December 1, 2009

After frequenting Pho Truc in Clarkston, my better half has been experimenting with making his own Pho — and has succeded at making his own delicious concoction. 

Pho seasoning

Although, you need to pick up the Pho seasoning at the Oriental Market (we visit First Oriental Market on E. Ponce de Leon Ave.) this dish is extremely easy to make, consists of inexpensive ingredients, is packed with vitamins and feeds an army (or lasts us the two of us several days.)  We make this if we feel a cold coming on and it always helps kick it (also a great hangover cure :0)


  • 10 cups water
  • 4 chicken bullion
  • 4 beef bullion
  • 1 packet Pho seasoning (this can be found at the oriental market)
  • Salt and pepper to taste
  • ½ teaspoon powdered ginger
  • ½ lb. stew meat, sliced extremely thin (chill 30 minutes in the freezer before slicing)
  • 1 packet thin, or small rice noodles – also called rice sticks
  • Fresh cilantro
  • Soy bean sprouts
  • 2 limes
  • Sriracha to taste (Asian hot sauce)
  • Plum sauce to taste (adds sweetness, can be found in the international isle at the grocery)

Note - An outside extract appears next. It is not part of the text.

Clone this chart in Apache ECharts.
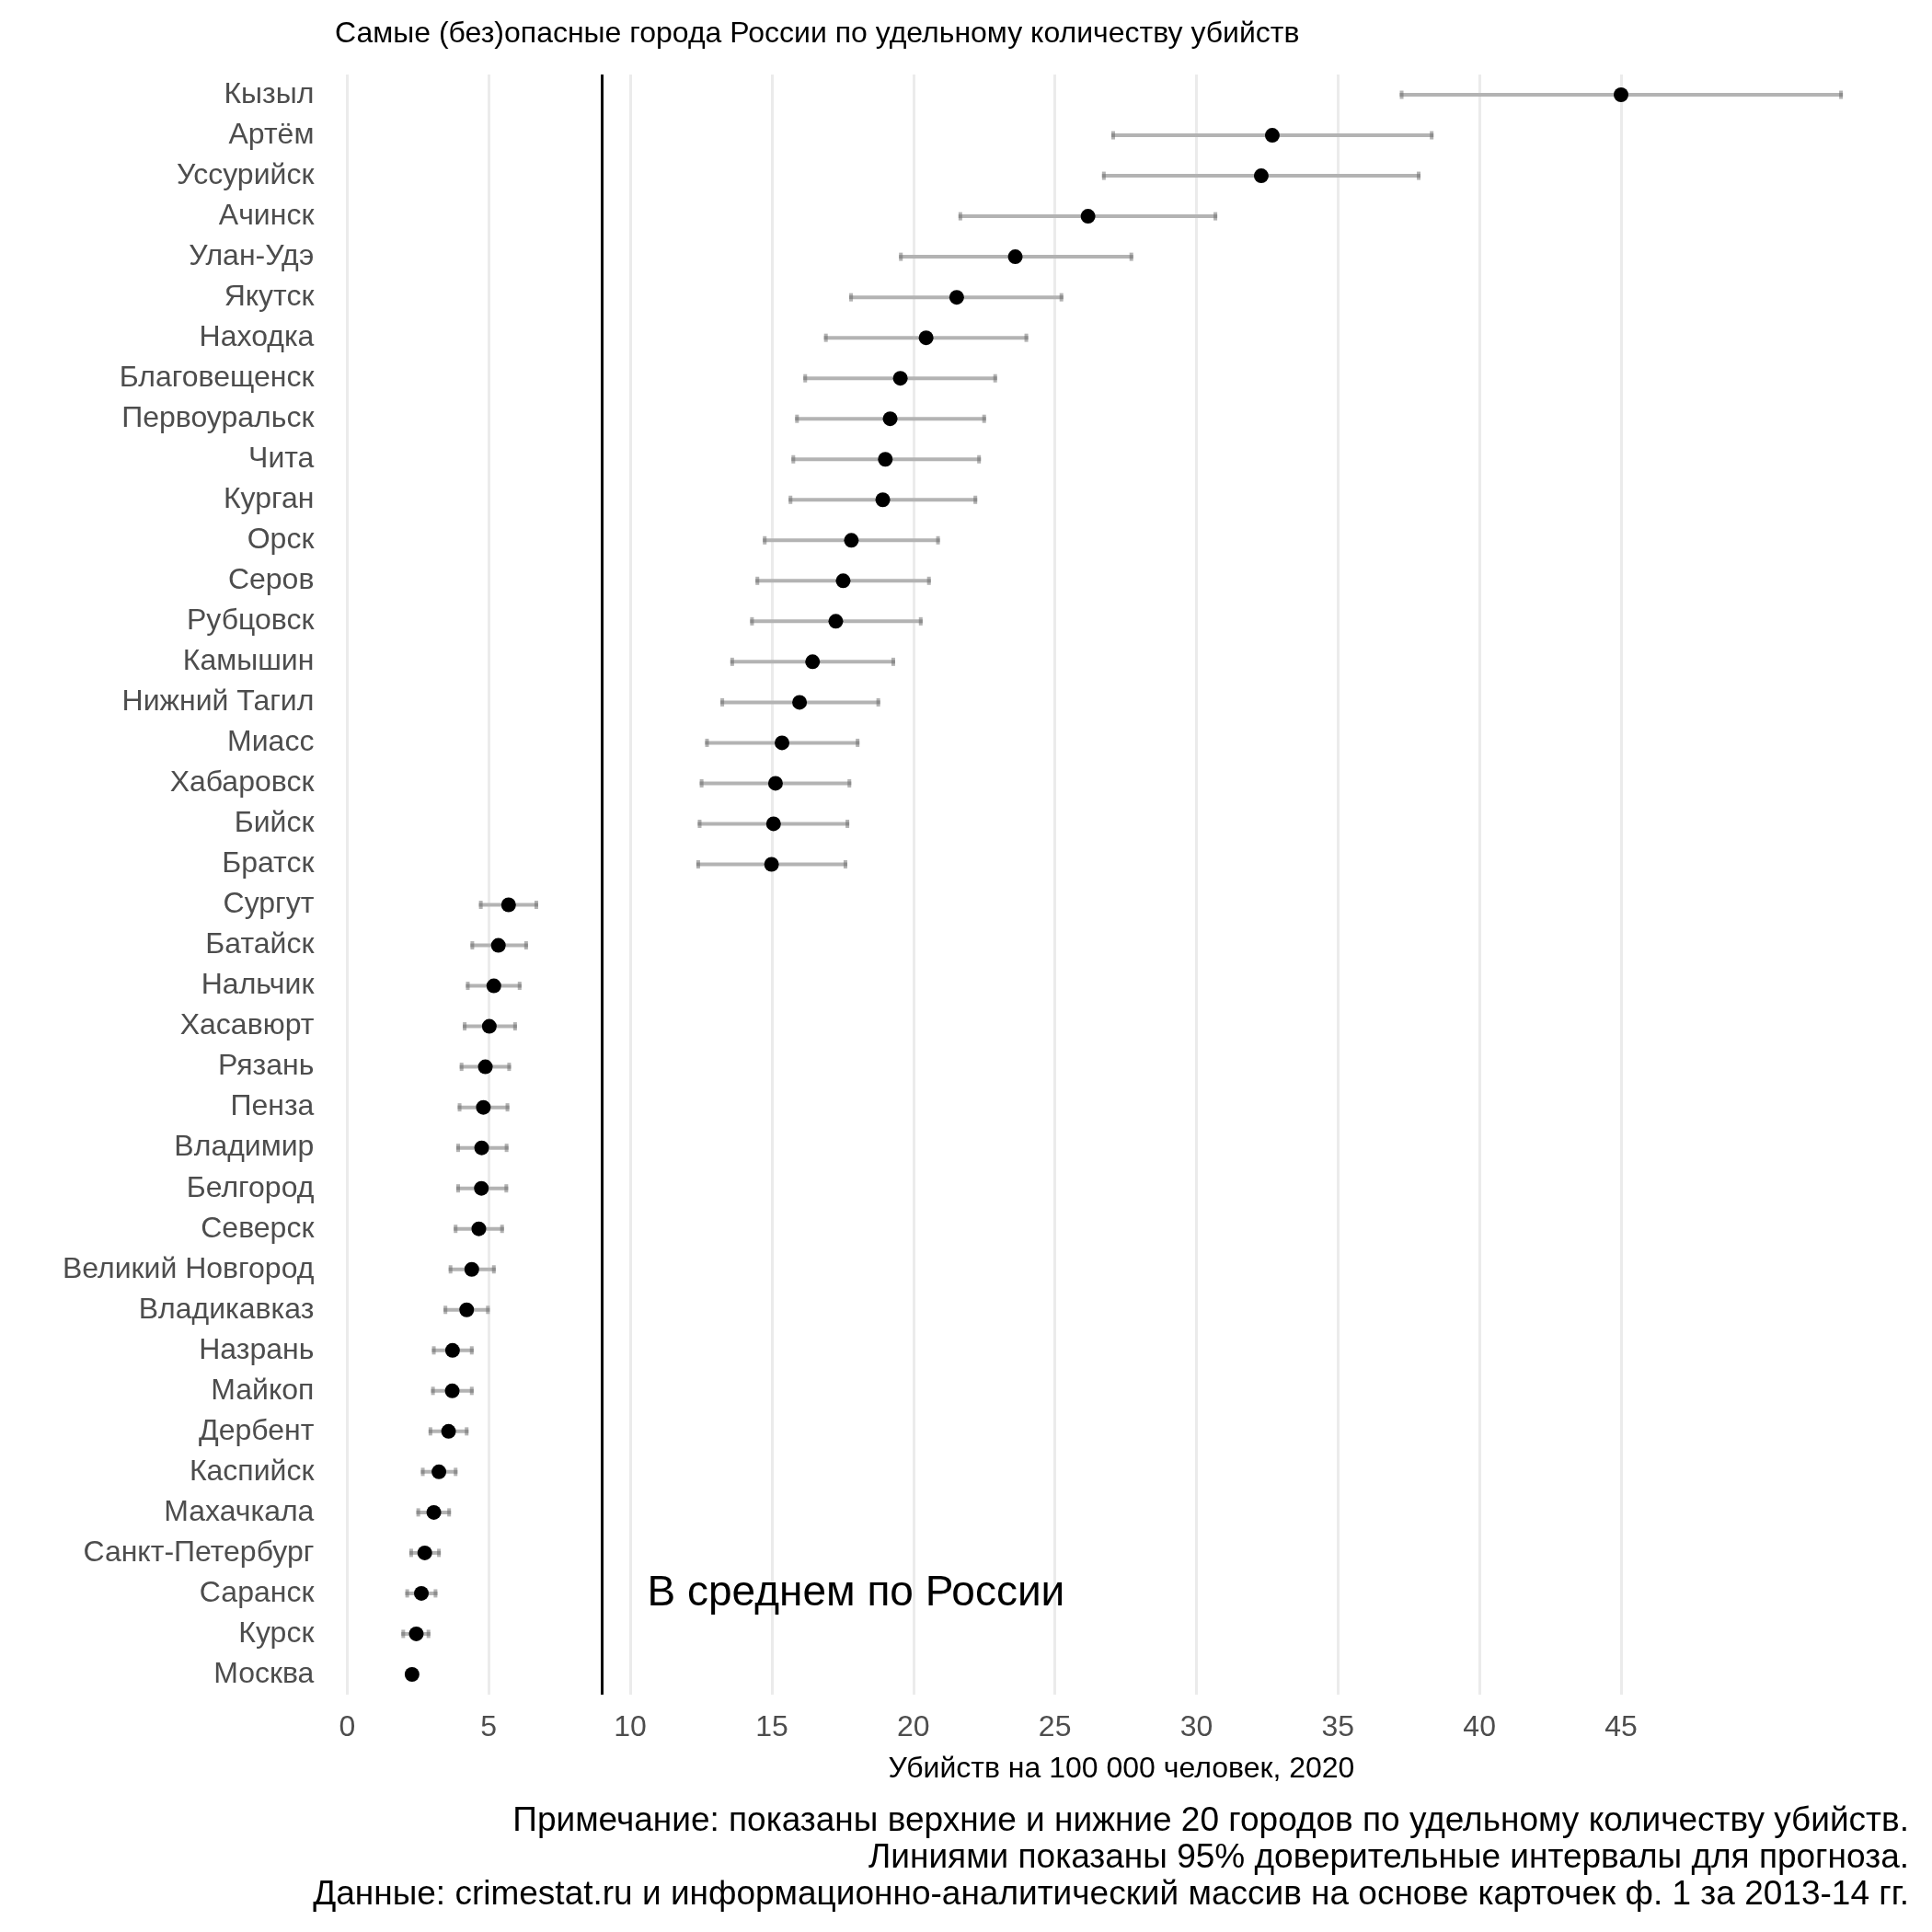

 Mix water, bullion, Pho seasoning, s&p and ginger in a pot on the stove, bring to boil and simmer for about 45 minutes.

Meanwhile, soak the rice noodles in cold water, for a minimum of 30 minutes before serving. (As we eat this throughout the week, we keep the noodles soaking in water in a Tupperware in the fridge.)

 To serve: put cold noodles in a bowl, pour hot broth over noodles and add thin slices of meat.  (The hot broth will cook the meat.)  Add the rest of the toppings to taste – we like to pile on cilantro, sprouts, squeeze in lime and add lots Sriracha and plum sauce – it’s a lot of fun to experiment with the flavors!  Enjoy!